Flynn se alineó con los fascistas italianos originales al asociar el fascismo con el totalitarismo, el corporativismo y la conquista militar, pero en particular no citó ni el nacionalismo ni el racismo en su definición. Aunque muchos protestan por la omisión de Flynn, Mussolini y Gentile tendían hacia la opinión de que los estados hacían a las naciones y a los pueblos, y no al revés. A diferencia de muchos nazis, no eran chovinistas reflexivos ni eugenistas. Para ellos, el Estado, y no la nación como tal, es siempre lo primero.
Sin duda, las apelaciones demagógicas al nacionalismo, el racismo, el antisemitismo, etc. pueden explicar por qué los totalitarios obtienen el apoyo de la opinión pública en casos concretos. Sin embargo, Mises y Hayek ofrecieron reservas críticas al respecto. En su opinión, el intervencionismo, el asistencialismo y el inflacionismo son lo que en última instancia desestabilizó las economías, las instituciones democráticas y la paz internacional, a pesar de las sinceras intenciones democráticas de la mayoría de quienes instituyeron tales políticas. Aunque puede ser un odioso demagogo nacionalista el que dé el golpe de gracia definitivo a una democracia, nunca podría conseguir hacerse con el poder sin que las instituciones y la ideología del colectivismo económico estuvieran ya implantadas. Las políticas antiliberales que provocaron la Primera Guerra Mundial y la Gran Depresión y el caos económico que siguió a esos acontecimientos fueron antecedentes necesarios para el ascenso del fascismo en la década de 1930.

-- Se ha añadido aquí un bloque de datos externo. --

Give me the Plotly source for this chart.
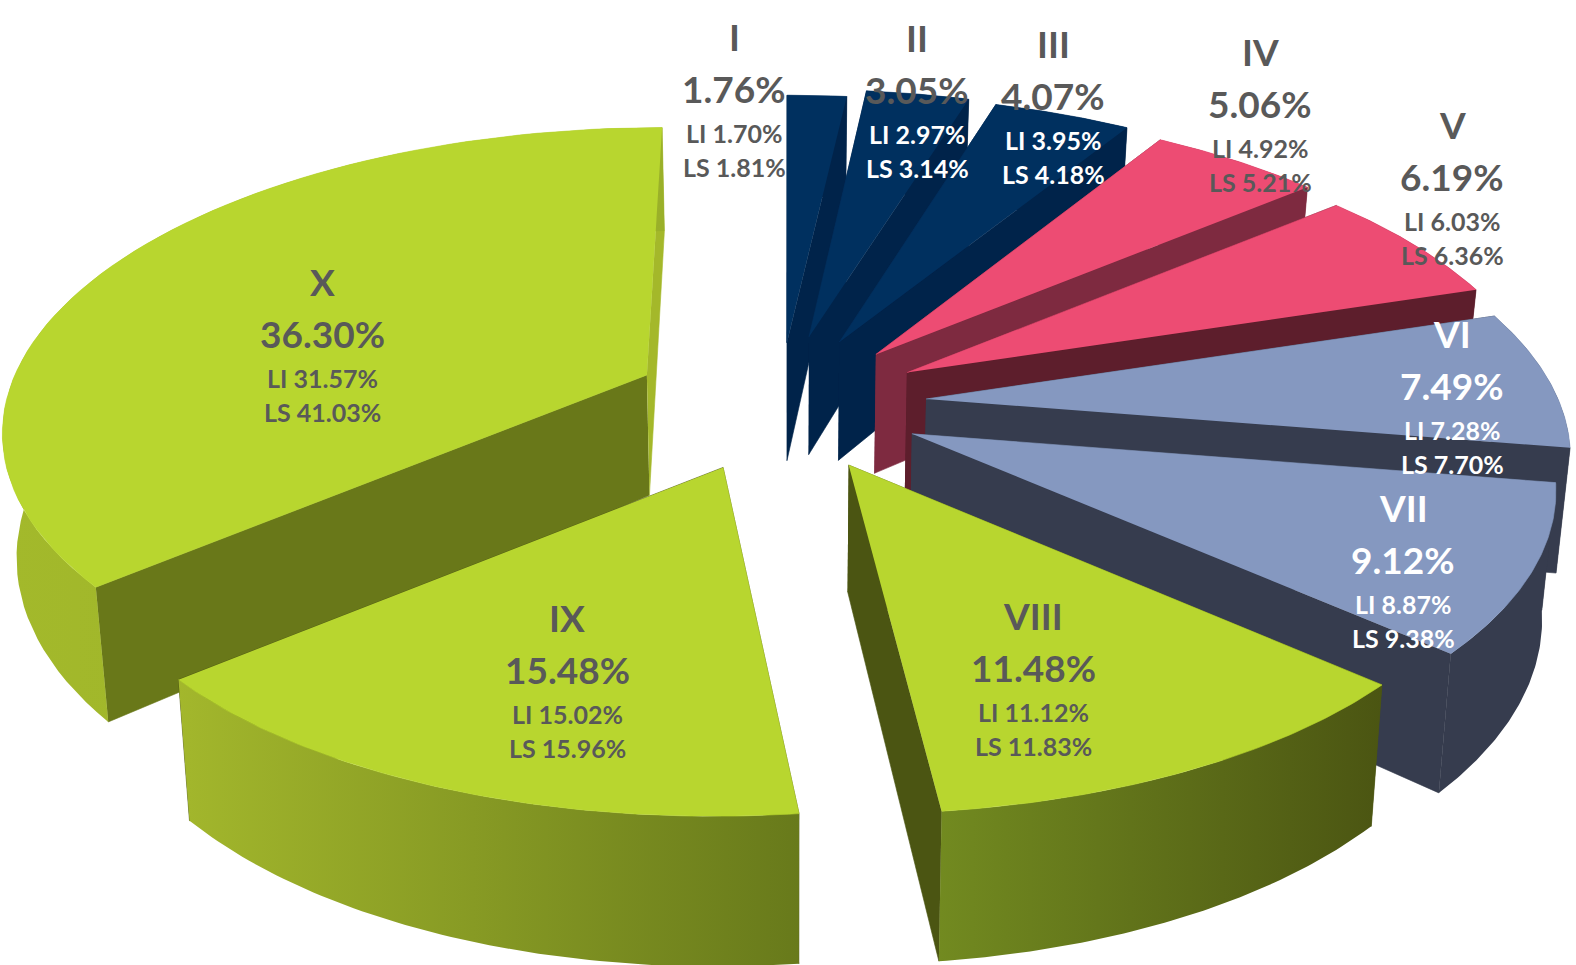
import numpy as np
import plotly.graph_objects as go

# ---- data ----
classes = ["I", "II", "III", "IV", "V", "VI", "VII", "VIII", "IX", "X"]
share = [1.76, 3.05, 4.07, 5.06, 6.19, 7.49, 9.12, 11.48, 15.48, 36.30]
li = [1.70, 2.97, 3.95, 4.92, 6.03, 7.28, 8.87, 11.12, 15.02, 31.57]
ls = [1.81, 3.14, 4.18, 5.21, 6.36, 7.70, 9.38, 11.83, 15.96, 41.03]

# ---- explode amount of each slice, as a fraction of the radius ----
pull_x = [-0.07, 0.18, 0.22, 0.236, 0.23, 0.22, 0.20, 0.176, 0.24, 0.265]
pull_y = [0.22, 0.247, 0.24, 0.22, 0.19, -0.10, 0.27, 0.224, 0.22, 0.195]

# ---- styles ----
NAVY, NAVY_W = "#00305f", "#00234a"
PINK = "#ed4c73"
PERI, PERI_W = "#8598c0", "#363c4e"
GREEN = "#b8d62f"
top_col = [NAVY, NAVY, NAVY, PINK, PINK, PERI, PERI, GREEN, GREEN, GREEN]
wall_col = [NAVY_W, NAVY_W, NAVY_W, "#7e2a40", "#5d1e2c", PERI_W, PERI_W, "#4b5512", "#4b5512", "#697819"]
arc_left = [NAVY_W, NAVY_W, NAVY_W, "#7e2a40", "#5d1e2c", PERI_W, PERI_W, "#728a20", "#a3b72c", "#a3b92b"]
arc_right = [NAVY_W, NAVY_W, NAVY_W, "#7e2a40", "#5d1e2c", PERI_W, PERI_W, "#4b5512", "#687a1b", "#9ab029"]
DARK, WHITE = "#595959", "#ffffff"
# colours of title, share, LI and LS lines
label_col = [
    [DARK, DARK, DARK, DARK], [DARK, DARK, WHITE, WHITE], [DARK, DARK, WHITE, WHITE],
    [DARK, DARK, DARK, DARK], [DARK, DARK, DARK, DARK], [WHITE, WHITE, WHITE, WHITE],
    [WHITE, WHITE, WHITE, WHITE], [DARK, DARK, DARK, DARK], [DARK, DARK, DARK, DARK],
    [DARK, DARK, DARK, DARK],
]
label_x = [734, 917, 1053, 1260, 1452, 1452, 1403, 1033, 567, 322]
label_y = [36, 37, 43, 51, 124, 333, 507, 615, 617, 281]
line_off = [0, 52, 97, 131]
FONT = "Lato"

# ---- projection of the tilted, perspective pie ----
CX, CY = 789, 397
A, B, K, KX = 632, 289.5, 0.17, 0.12


def ring(th):
    den = 1 + K * np.cos(th)
    return A * np.sin(th) / den, -B * np.cos(th) / den


def drop(x, y):
    """Where a top-face point ends up on the bottom face."""
    return x - 0.018 * (x - CX), y + 122 + 0.068 * (y - 400)


fracs = np.array(share) / sum(share)
edges = np.concatenate([[0], np.cumsum(fracs)]) * 2 * np.pi

traces = []


def poly(x, y, color=None, grad=None):
    kw = dict(
        x=np.round(x, 2).tolist(), y=np.round(y, 2).tolist(), mode="lines", fill="toself",
        line=dict(width=0.6, color=color or grad[0]), hoverinfo="skip", showlegend=False,
    )
    if grad is not None:
        kw["fillgradient"] = dict(type="horizontal", colorscale=[[0, grad[0]], [1, grad[1]]])
        kw["line"] = dict(width=0)
    else:
        kw["fillcolor"] = color
    traces.append(go.Scatter(**kw))


def slice_shape(i):
    t0, t1 = edges[i], edges[i + 1]
    mid = (t0 + t1) / 2
    mx, my = ring(mid)
    ax, ay = CX + pull_x[i] * mx, CY + pull_y[i] * my
    if i == 5:  # mid-angle lies almost level with the centre
        ay = CY + 2
    th = np.linspace(t0, t1, 70)
    rx, ry = ring(th)
    m = 1 / (1 + KX * np.cos(th))
    ox = CX + (ax - CX) * m + rx
    oy = ay + ry
    bx, by = drop(ox, oy)
    abx, aby = drop(ax, ay)
    # radial walls
    poly([ax, ox[0], bx[0], abx], [ay, oy[0], by[0], aby], wall_col[i])
    end_col = "#a4b82a" if i == 9 else wall_col[i]
    poly([ax, ox[-1], bx[-1], abx], [ay, oy[-1], by[-1], aby], end_col)
    # rim
    poly(np.r_[ox, bx[::-1]], np.r_[oy, by[::-1]], grad=(arc_left[i], arc_right[i]))
    # top face
    poly(np.r_[ax, ox], np.r_[ay, oy], top_col[i])


for i in [9, 0, 1, 2, 3, 4, 5, 6, 8, 7]:
    slice_shape(i)

fig = go.Figure(traces)

annotations = []
for i, name in enumerate(classes):
    lines = [name, f"{share[i]:.2f}%", f"LI {li[i]:.2f}%", f"LS {ls[i]:.2f}%"]
    for j, text in enumerate(lines):
        annotations.append(dict(
            x=label_x[i], y=label_y[i] + line_off[j], xref="x", yref="y", text=text,
            showarrow=False, xanchor="center", yanchor="middle",
            font=dict(family=FONT, size=37 if j < 2 else 25, color=label_col[i][j], weight=700),
        ))

fig.update_layout(
    width=1576, height=965, autosize=False,
    margin=dict(l=0, r=0, t=0, b=0),
    paper_bgcolor="white", plot_bgcolor="white", showlegend=False,
    xaxis=dict(range=[0, 1576], visible=False, fixedrange=True),
    yaxis=dict(range=[965, 0], visible=False, fixedrange=True),
    annotations=annotations,
)
fig.write_html("out.html", post_script="document.body.style.margin='0';document.documentElement.style.overflow='hidden';",
               config=dict(displayModeBar=False))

En el penúltimo capítulo de su libro, Hayek también advirtió con clarividencia que las instituciones multinacionales no lograrían mantener la paz entre las naciones si continuaba existiendo la planificación central, ya sea por parte de los Estados a nivel nacional o de las autoridades supranacionales a nivel mundial, un severo reproche a las pretensiones «antifascistas» de las élites contemporáneas de Davos. América está en serio peligro de volverse fascista; no específicamente porque Donald Trump ganara las elecciones, sino porque los partidarios de ambos bandos, junto con las élites globalistas y los operativos del Estado profundo, han construido un sistema con la mayoría de los elementos fascistas de Flynn ya en su lugar, a falta sólo de un ejecutivo voluntarioso facultado por una ley de habilitación.